:: Task to complete ::
Report each line of the data that has "this" somewhere in it.

:: Information supplied ::
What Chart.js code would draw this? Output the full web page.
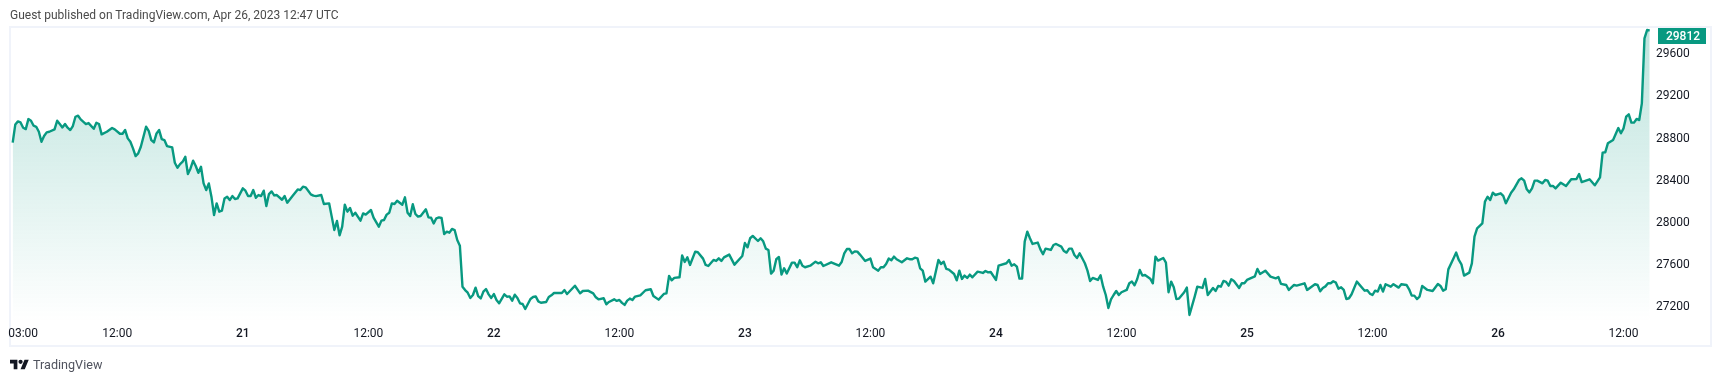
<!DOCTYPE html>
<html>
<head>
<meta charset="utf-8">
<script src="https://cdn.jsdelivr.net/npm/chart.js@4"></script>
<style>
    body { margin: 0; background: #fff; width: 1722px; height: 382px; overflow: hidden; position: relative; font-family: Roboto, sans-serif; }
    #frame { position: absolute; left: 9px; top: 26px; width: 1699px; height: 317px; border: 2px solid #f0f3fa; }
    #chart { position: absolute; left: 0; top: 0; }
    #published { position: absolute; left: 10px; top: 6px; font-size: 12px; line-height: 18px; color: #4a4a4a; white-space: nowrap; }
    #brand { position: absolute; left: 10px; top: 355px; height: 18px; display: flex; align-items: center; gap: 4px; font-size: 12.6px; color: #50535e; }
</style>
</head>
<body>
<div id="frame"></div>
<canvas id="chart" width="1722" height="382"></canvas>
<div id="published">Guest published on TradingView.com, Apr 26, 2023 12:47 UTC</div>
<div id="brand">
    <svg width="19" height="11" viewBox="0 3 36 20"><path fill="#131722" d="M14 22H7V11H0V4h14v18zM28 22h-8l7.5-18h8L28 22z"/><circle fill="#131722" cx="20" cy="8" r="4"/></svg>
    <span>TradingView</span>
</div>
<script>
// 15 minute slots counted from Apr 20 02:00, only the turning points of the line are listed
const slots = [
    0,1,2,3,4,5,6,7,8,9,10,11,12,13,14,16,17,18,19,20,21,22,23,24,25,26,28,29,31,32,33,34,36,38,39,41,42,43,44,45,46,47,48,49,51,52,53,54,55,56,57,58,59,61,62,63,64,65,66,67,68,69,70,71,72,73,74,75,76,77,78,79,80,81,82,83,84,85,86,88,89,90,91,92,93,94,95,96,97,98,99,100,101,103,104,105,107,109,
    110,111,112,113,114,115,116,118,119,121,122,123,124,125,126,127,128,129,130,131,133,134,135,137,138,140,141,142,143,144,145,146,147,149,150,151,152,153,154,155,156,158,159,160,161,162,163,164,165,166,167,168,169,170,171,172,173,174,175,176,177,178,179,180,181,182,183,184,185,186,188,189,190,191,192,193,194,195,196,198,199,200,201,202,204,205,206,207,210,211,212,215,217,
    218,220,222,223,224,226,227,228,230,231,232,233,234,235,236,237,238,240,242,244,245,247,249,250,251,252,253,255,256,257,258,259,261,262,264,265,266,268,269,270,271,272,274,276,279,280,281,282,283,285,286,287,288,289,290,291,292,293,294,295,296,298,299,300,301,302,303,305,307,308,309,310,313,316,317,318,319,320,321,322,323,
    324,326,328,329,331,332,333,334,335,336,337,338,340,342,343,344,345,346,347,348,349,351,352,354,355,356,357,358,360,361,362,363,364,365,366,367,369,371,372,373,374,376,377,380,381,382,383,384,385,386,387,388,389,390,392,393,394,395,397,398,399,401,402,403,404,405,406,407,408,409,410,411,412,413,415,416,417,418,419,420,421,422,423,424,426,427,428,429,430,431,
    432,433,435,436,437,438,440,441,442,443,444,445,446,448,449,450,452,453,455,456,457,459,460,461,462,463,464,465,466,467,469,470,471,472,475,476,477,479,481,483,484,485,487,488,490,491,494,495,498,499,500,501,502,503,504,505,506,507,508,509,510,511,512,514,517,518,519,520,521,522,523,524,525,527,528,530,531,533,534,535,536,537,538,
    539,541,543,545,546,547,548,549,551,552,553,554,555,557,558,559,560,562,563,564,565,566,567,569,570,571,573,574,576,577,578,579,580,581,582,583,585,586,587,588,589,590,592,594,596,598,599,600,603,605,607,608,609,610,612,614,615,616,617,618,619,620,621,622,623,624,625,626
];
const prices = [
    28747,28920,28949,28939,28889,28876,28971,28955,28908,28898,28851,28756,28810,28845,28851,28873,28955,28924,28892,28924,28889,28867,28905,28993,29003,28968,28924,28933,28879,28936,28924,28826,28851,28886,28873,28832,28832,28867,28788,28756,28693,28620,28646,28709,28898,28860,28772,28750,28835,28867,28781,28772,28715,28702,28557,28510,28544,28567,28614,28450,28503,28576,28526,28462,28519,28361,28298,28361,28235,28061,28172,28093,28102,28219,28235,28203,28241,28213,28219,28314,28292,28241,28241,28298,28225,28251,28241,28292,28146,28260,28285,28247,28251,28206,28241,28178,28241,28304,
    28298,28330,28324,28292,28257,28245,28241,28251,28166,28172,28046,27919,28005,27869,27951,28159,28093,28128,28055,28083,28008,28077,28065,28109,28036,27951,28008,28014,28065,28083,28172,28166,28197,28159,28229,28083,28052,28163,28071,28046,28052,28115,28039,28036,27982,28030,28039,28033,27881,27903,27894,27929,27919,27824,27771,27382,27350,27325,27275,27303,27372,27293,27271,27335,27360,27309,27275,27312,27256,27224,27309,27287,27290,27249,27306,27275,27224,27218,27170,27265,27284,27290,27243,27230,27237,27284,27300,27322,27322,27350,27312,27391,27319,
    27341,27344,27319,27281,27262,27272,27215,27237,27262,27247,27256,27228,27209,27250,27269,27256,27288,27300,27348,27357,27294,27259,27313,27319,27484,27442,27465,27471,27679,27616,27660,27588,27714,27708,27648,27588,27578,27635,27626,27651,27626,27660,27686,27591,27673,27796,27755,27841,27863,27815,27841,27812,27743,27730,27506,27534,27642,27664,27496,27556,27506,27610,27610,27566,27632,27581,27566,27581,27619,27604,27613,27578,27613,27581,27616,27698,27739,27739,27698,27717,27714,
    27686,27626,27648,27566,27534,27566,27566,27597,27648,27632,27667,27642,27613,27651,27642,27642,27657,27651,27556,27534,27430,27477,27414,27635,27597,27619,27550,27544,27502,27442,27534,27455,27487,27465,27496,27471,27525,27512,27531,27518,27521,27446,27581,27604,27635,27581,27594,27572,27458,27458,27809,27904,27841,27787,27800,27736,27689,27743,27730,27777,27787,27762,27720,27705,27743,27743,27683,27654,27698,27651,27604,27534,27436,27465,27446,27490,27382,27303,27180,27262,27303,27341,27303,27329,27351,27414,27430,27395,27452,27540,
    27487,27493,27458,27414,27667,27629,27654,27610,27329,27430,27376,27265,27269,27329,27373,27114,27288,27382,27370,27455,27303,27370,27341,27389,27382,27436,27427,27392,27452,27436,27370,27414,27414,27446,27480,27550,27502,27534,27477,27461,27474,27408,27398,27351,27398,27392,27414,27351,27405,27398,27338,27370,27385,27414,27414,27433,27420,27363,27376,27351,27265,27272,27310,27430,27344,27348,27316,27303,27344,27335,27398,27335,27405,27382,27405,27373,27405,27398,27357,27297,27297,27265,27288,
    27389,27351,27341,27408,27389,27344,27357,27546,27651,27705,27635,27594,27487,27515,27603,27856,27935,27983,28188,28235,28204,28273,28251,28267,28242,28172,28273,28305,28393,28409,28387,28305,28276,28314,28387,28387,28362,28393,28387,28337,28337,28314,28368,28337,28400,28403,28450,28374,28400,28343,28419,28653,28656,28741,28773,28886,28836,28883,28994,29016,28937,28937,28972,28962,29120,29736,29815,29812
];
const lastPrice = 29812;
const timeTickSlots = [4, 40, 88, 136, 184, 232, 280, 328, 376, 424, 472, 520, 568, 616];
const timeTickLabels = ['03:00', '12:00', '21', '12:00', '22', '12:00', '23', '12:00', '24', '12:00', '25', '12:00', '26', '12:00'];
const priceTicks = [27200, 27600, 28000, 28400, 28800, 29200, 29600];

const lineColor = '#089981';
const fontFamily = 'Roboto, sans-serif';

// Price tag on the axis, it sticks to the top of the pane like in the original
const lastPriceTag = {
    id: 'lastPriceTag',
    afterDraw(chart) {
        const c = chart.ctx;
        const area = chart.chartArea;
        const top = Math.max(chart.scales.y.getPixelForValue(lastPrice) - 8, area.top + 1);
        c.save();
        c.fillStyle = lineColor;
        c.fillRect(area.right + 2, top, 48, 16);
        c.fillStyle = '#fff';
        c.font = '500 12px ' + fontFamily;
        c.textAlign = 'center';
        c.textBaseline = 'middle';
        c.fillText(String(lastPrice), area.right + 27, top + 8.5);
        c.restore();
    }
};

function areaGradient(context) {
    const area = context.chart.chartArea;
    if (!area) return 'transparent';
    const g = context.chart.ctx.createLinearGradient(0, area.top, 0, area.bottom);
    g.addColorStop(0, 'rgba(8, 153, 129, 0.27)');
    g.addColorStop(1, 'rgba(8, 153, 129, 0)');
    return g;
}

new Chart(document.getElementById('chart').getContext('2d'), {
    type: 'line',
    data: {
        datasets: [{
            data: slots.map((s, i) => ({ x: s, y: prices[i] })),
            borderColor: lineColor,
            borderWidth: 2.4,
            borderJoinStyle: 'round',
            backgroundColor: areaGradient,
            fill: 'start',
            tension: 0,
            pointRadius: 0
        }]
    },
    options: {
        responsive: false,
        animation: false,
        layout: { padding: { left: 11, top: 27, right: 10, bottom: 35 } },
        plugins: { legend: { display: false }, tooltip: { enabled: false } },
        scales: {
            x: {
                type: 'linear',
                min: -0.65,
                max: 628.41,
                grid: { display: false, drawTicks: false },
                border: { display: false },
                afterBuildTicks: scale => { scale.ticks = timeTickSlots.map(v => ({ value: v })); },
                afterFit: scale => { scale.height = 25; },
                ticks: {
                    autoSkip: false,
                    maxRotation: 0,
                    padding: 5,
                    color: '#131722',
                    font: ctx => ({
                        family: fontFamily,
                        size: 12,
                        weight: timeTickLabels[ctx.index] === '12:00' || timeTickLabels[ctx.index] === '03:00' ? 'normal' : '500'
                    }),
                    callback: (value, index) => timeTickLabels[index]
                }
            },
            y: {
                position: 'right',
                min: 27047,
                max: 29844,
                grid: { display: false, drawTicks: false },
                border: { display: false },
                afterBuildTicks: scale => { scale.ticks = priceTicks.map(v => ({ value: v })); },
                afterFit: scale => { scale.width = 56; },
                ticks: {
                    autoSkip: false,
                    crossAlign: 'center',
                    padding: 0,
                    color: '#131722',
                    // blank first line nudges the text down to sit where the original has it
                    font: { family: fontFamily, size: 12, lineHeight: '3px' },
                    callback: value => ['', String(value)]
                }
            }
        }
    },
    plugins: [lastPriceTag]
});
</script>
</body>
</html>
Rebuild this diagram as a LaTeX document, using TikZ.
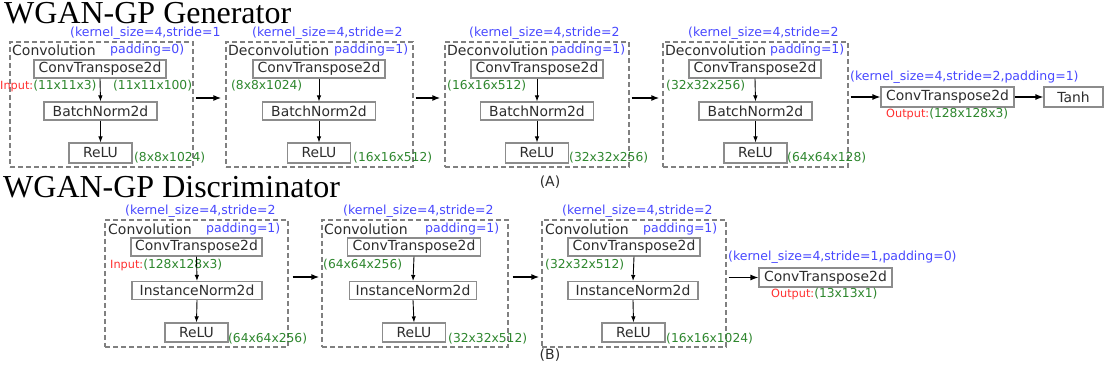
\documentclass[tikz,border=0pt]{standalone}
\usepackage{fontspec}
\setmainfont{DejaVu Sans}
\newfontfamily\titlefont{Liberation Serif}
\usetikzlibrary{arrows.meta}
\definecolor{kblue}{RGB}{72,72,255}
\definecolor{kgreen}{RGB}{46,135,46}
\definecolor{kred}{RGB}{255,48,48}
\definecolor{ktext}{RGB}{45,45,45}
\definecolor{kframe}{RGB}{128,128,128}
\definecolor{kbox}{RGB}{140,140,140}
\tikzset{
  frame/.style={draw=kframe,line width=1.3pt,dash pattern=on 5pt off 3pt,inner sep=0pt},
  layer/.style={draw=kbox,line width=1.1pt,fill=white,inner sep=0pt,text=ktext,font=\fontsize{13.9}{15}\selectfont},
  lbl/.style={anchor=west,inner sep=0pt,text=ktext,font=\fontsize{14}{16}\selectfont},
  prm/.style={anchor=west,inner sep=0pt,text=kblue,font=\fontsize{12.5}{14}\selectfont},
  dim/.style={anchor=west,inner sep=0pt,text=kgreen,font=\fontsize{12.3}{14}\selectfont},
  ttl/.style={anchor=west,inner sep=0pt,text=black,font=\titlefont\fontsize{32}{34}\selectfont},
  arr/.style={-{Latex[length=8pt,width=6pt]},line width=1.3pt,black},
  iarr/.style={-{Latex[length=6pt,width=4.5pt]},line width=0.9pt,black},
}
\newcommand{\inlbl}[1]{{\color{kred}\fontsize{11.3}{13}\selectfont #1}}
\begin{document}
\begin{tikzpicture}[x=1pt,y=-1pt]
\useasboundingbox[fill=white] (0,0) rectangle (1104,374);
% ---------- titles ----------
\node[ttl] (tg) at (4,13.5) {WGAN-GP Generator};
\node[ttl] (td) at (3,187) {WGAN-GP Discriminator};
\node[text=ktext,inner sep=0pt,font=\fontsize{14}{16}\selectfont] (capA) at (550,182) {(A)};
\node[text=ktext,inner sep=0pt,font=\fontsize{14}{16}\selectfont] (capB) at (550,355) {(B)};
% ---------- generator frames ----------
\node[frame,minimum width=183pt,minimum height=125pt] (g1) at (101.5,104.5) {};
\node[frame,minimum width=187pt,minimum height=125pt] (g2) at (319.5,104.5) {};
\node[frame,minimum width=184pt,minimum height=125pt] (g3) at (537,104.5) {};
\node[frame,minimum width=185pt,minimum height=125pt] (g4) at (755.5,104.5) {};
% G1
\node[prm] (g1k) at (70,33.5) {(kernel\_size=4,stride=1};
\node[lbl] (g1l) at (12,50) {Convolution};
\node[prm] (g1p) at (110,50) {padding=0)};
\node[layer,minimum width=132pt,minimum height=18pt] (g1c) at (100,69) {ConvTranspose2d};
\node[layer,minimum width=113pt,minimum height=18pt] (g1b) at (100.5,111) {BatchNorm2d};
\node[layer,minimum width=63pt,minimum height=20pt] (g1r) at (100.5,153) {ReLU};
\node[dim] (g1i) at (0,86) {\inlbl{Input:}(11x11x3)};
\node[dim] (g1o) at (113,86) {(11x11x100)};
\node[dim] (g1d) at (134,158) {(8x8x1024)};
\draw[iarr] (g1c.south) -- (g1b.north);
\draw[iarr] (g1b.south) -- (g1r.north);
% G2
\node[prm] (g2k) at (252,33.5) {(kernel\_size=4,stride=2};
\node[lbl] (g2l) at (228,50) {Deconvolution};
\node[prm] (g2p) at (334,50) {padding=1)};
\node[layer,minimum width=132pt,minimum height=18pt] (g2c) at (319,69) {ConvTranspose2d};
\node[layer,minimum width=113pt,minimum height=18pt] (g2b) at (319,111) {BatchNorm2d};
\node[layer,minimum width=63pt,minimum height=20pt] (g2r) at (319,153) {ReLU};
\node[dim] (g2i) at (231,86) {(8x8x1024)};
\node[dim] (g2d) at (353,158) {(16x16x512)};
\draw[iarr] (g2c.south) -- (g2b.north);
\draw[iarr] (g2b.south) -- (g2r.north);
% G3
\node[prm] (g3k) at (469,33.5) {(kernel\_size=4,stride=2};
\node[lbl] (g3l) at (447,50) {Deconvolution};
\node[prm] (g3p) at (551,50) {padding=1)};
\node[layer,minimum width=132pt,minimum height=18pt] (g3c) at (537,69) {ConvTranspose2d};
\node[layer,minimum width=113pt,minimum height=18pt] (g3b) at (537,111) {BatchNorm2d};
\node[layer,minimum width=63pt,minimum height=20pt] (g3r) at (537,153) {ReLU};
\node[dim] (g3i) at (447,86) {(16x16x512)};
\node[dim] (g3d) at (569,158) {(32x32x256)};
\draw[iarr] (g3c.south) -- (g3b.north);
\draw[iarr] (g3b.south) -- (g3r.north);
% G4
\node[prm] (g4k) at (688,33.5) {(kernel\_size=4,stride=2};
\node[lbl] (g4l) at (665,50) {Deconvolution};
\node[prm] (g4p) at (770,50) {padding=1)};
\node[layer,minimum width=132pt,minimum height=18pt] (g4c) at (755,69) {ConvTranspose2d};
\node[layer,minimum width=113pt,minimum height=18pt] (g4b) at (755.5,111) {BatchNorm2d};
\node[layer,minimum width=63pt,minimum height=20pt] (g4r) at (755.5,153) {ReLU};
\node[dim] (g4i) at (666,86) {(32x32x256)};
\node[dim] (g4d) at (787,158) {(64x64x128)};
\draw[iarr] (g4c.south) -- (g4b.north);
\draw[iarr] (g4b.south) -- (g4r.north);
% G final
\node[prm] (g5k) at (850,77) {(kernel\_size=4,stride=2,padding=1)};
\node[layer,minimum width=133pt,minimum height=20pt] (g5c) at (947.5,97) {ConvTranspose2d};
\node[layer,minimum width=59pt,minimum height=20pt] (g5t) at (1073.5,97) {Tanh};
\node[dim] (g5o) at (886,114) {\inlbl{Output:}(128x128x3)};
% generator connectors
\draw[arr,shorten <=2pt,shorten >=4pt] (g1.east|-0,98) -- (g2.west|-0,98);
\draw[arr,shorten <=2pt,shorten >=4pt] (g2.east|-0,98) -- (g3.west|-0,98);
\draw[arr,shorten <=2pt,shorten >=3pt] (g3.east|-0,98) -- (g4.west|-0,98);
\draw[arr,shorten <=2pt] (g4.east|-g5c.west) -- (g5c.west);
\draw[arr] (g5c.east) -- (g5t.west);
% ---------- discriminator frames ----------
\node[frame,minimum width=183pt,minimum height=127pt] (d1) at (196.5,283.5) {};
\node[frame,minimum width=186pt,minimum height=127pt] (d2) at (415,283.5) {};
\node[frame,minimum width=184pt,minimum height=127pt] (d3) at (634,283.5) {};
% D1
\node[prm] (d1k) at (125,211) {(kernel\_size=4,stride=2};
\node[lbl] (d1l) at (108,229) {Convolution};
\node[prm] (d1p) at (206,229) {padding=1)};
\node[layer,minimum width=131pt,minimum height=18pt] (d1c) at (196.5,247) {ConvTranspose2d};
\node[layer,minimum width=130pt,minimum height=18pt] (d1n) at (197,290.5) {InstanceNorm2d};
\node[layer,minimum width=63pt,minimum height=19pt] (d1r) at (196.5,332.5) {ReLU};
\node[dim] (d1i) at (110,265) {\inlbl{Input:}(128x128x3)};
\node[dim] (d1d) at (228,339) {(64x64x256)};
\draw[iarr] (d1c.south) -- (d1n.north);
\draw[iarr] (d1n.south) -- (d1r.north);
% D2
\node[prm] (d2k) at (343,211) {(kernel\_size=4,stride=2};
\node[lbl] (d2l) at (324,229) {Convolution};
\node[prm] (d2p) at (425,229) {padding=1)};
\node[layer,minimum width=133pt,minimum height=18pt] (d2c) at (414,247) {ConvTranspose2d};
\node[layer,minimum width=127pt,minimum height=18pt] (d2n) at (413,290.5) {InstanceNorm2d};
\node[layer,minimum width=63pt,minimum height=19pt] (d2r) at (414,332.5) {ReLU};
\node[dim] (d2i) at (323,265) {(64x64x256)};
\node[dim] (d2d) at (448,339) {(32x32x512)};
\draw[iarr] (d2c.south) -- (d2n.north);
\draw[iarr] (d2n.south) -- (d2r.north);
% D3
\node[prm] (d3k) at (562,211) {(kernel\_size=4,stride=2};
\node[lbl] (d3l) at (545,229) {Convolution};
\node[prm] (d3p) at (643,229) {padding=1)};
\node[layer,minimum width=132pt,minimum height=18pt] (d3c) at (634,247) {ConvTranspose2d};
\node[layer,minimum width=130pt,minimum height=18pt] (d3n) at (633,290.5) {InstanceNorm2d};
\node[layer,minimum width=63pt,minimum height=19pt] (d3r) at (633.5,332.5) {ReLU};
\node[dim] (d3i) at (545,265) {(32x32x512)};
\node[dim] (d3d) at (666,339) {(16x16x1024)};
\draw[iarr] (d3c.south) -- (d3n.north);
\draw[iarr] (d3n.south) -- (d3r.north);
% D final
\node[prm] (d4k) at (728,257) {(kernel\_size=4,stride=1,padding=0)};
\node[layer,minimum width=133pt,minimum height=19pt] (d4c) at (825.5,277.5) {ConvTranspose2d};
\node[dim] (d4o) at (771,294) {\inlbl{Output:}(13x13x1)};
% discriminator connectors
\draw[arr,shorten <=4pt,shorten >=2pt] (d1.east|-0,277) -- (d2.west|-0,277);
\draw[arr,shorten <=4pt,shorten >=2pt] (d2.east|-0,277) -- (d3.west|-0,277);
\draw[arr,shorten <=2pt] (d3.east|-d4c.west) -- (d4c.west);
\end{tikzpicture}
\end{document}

:: Exercise output ::
What Chart.js code would draw this? Output the full web page.
Rebuild this diagram as a LaTeX document, using TikZ.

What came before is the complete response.